**GIVEN EXERCISE**
Without the pictures, repeat the listing character for character.

— start —

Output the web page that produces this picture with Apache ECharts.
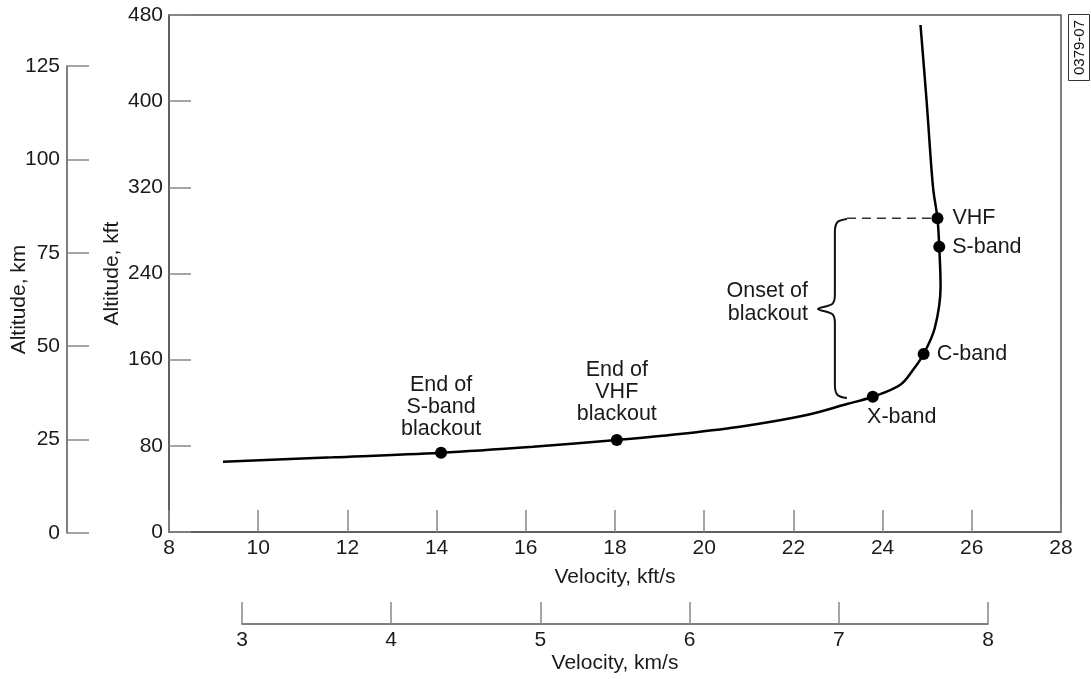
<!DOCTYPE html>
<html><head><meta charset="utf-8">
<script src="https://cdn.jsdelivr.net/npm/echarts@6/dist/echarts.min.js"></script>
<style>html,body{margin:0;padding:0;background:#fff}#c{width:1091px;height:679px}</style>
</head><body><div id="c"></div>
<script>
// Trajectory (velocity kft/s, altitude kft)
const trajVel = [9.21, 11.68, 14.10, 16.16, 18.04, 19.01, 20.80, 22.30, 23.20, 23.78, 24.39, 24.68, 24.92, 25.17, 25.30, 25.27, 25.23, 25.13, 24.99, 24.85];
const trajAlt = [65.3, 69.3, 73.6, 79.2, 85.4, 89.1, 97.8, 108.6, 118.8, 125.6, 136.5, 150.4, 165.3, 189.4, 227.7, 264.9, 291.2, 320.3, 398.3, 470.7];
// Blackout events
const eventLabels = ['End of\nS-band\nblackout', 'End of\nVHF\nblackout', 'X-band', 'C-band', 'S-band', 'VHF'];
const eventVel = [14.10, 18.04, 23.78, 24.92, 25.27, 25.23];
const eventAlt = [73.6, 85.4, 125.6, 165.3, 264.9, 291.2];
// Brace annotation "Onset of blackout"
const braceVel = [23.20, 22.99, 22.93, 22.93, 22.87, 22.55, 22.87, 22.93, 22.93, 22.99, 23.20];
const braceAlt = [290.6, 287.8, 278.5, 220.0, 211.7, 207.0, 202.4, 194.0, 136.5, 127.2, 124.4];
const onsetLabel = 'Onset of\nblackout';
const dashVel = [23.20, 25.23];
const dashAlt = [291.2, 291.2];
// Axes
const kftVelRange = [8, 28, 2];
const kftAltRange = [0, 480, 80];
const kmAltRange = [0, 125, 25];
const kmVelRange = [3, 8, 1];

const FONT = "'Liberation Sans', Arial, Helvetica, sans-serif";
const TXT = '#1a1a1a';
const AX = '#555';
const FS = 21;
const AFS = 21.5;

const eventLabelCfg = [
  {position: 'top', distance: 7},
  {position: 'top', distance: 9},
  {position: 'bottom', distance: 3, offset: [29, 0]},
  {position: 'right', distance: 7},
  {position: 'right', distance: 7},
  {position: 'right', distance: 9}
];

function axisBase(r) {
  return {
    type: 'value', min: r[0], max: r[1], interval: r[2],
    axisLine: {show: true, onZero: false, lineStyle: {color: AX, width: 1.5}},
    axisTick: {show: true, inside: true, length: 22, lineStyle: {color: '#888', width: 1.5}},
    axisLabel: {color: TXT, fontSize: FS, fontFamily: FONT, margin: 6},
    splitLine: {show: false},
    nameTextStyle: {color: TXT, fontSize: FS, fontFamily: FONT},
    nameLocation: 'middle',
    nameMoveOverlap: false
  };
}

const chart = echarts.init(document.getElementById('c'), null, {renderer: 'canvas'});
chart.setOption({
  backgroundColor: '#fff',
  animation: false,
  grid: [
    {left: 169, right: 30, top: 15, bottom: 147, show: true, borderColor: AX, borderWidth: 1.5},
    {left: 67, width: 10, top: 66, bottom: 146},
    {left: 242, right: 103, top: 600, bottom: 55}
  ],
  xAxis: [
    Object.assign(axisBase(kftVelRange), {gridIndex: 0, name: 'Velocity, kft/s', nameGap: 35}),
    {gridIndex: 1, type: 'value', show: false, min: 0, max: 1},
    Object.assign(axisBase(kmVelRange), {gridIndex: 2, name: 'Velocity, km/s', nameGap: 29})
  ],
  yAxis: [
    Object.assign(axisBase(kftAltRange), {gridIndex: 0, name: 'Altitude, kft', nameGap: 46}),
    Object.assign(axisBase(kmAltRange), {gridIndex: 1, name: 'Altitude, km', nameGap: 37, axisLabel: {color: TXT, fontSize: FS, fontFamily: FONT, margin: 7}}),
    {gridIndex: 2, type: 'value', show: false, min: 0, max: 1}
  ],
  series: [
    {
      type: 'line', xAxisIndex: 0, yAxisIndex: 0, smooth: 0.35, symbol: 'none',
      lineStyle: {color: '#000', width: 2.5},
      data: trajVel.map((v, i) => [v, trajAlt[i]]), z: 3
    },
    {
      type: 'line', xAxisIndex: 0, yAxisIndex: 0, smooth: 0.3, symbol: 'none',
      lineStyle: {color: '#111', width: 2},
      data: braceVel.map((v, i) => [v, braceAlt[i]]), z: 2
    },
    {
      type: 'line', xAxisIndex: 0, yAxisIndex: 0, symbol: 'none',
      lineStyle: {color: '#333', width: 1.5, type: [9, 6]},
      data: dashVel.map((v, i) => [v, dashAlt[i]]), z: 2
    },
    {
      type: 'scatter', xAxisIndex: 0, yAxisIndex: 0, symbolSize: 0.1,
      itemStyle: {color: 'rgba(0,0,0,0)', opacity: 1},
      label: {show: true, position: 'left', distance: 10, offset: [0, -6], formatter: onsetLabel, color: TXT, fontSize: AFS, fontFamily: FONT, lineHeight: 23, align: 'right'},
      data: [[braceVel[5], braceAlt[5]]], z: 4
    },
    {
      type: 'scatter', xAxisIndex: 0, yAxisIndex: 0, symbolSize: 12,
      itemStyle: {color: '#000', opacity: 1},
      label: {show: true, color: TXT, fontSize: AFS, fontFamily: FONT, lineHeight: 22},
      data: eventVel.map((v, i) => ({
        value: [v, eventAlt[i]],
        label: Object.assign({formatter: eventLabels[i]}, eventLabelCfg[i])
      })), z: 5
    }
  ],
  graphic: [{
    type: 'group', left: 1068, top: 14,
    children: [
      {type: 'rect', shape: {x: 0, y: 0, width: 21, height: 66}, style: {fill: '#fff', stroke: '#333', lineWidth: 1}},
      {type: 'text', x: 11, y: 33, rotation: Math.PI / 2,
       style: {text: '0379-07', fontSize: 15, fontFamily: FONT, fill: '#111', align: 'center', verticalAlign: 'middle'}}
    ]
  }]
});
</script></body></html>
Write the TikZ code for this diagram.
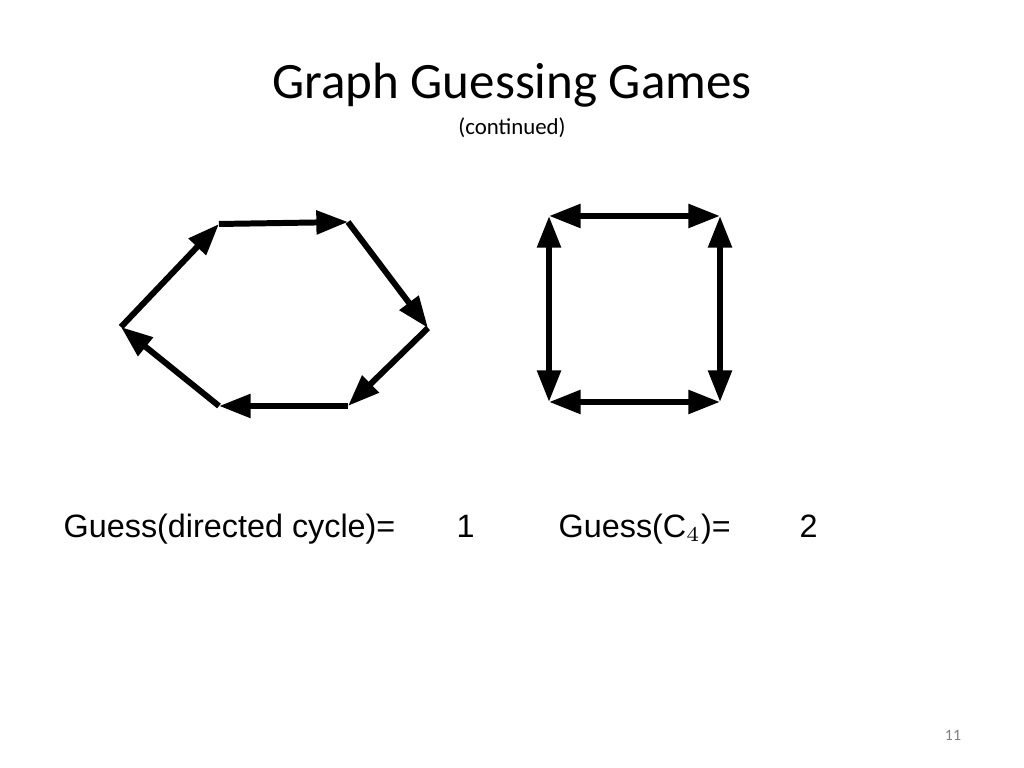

— end —

**COMPLETED EXERCISE**
Output the web page that produces this picture with Apache ECharts.
<!DOCTYPE html>
<html><head><meta charset="utf-8">
<script src="https://cdn.jsdelivr.net/npm/echarts@6/dist/echarts.min.js"></script>
<style>html,body{margin:0;padding:0;background:#fff}#c{width:1091px;height:679px}</style>
</head><body><div id="c"></div>
<script>
// Trajectory (velocity kft/s, altitude kft)
const trajVel = [9.21, 11.68, 14.10, 16.16, 18.04, 19.01, 20.80, 22.30, 23.20, 23.78, 24.39, 24.68, 24.92, 25.17, 25.30, 25.27, 25.23, 25.13, 24.99, 24.85];
const trajAlt = [65.3, 69.3, 73.6, 79.2, 85.4, 89.1, 97.8, 108.6, 118.8, 125.6, 136.5, 150.4, 165.3, 189.4, 227.7, 264.9, 291.2, 320.3, 398.3, 470.7];
// Blackout events
const eventLabels = ['End of\nS-band\nblackout', 'End of\nVHF\nblackout', 'X-band', 'C-band', 'S-band', 'VHF'];
const eventVel = [14.10, 18.04, 23.78, 24.92, 25.27, 25.23];
const eventAlt = [73.6, 85.4, 125.6, 165.3, 264.9, 291.2];
// Brace annotation "Onset of blackout"
const braceVel = [23.20, 22.99, 22.93, 22.93, 22.87, 22.55, 22.87, 22.93, 22.93, 22.99, 23.20];
const braceAlt = [290.6, 287.8, 278.5, 220.0, 211.7, 207.0, 202.4, 194.0, 136.5, 127.2, 124.4];
const onsetLabel = 'Onset of\nblackout';
const dashVel = [23.20, 25.23];
const dashAlt = [291.2, 291.2];
// Axes
const kftVelRange = [8, 28, 2];
const kftAltRange = [0, 480, 80];
const kmAltRange = [0, 125, 25];
const kmVelRange = [3, 8, 1];

const FONT = "'Liberation Sans', Arial, Helvetica, sans-serif";
const TXT = '#1a1a1a';
const AX = '#555';
const FS = 21;
const AFS = 21.5;

const eventLabelCfg = [
  {position: 'top', distance: 7},
  {position: 'top', distance: 9},
  {position: 'bottom', distance: 3, offset: [29, 0]},
  {position: 'right', distance: 7},
  {position: 'right', distance: 7},
  {position: 'right', distance: 9}
];

function axisBase(r) {
  return {
    type: 'value', min: r[0], max: r[1], interval: r[2],
    axisLine: {show: true, onZero: false, lineStyle: {color: AX, width: 1.5}},
    axisTick: {show: true, inside: true, length: 22, lineStyle: {color: '#888', width: 1.5}},
    axisLabel: {color: TXT, fontSize: FS, fontFamily: FONT, margin: 6},
    splitLine: {show: false},
    nameTextStyle: {color: TXT, fontSize: FS, fontFamily: FONT},
    nameLocation: 'middle',
    nameMoveOverlap: false
  };
}

const chart = echarts.init(document.getElementById('c'), null, {renderer: 'canvas'});
chart.setOption({
  backgroundColor: '#fff',
  animation: false,
  grid: [
    {left: 169, right: 30, top: 15, bottom: 147, show: true, borderColor: AX, borderWidth: 1.5},
    {left: 67, width: 10, top: 66, bottom: 146},
    {left: 242, right: 103, top: 600, bottom: 55}
  ],
  xAxis: [
    Object.assign(axisBase(kftVelRange), {gridIndex: 0, name: 'Velocity, kft/s', nameGap: 35}),
    {gridIndex: 1, type: 'value', show: false, min: 0, max: 1},
    Object.assign(axisBase(kmVelRange), {gridIndex: 2, name: 'Velocity, km/s', nameGap: 29})
  ],
  yAxis: [
    Object.assign(axisBase(kftAltRange), {gridIndex: 0, name: 'Altitude, kft', nameGap: 46}),
    Object.assign(axisBase(kmAltRange), {gridIndex: 1, name: 'Altitude, km', nameGap: 37, axisLabel: {color: TXT, fontSize: FS, fontFamily: FONT, margin: 7}}),
    {gridIndex: 2, type: 'value', show: false, min: 0, max: 1}
  ],
  series: [
    {
      type: 'line', xAxisIndex: 0, yAxisIndex: 0, smooth: 0.35, symbol: 'none',
      lineStyle: {color: '#000', width: 2.5},
      data: trajVel.map((v, i) => [v, trajAlt[i]]), z: 3
    },
    {
      type: 'line', xAxisIndex: 0, yAxisIndex: 0, smooth: 0.3, symbol: 'none',
      lineStyle: {color: '#111', width: 2},
      data: braceVel.map((v, i) => [v, braceAlt[i]]), z: 2
    },
    {
      type: 'line', xAxisIndex: 0, yAxisIndex: 0, symbol: 'none',
      lineStyle: {color: '#333', width: 1.5, type: [9, 6]},
      data: dashVel.map((v, i) => [v, dashAlt[i]]), z: 2
    },
    {
      type: 'scatter', xAxisIndex: 0, yAxisIndex: 0, symbolSize: 0.1,
      itemStyle: {color: 'rgba(0,0,0,0)', opacity: 1},
      label: {show: true, position: 'left', distance: 10, offset: [0, -6], formatter: onsetLabel, color: TXT, fontSize: AFS, fontFamily: FONT, lineHeight: 23, align: 'right'},
      data: [[braceVel[5], braceAlt[5]]], z: 4
    },
    {
      type: 'scatter', xAxisIndex: 0, yAxisIndex: 0, symbolSize: 12,
      itemStyle: {color: '#000', opacity: 1},
      label: {show: true, color: TXT, fontSize: AFS, fontFamily: FONT, lineHeight: 22},
      data: eventVel.map((v, i) => ({
        value: [v, eventAlt[i]],
        label: Object.assign({formatter: eventLabels[i]}, eventLabelCfg[i])
      })), z: 5
    }
  ],
  graphic: [{
    type: 'group', left: 1068, top: 14,
    children: [
      {type: 'rect', shape: {x: 0, y: 0, width: 21, height: 66}, style: {fill: '#fff', stroke: '#333', lineWidth: 1}},
      {type: 'text', x: 11, y: 33, rotation: Math.PI / 2,
       style: {text: '0379-07', fontSize: 15, fontFamily: FONT, fill: '#111', align: 'center', verticalAlign: 'middle'}}
    ]
  }]
});
</script></body></html>
Write the TikZ code for this diagram.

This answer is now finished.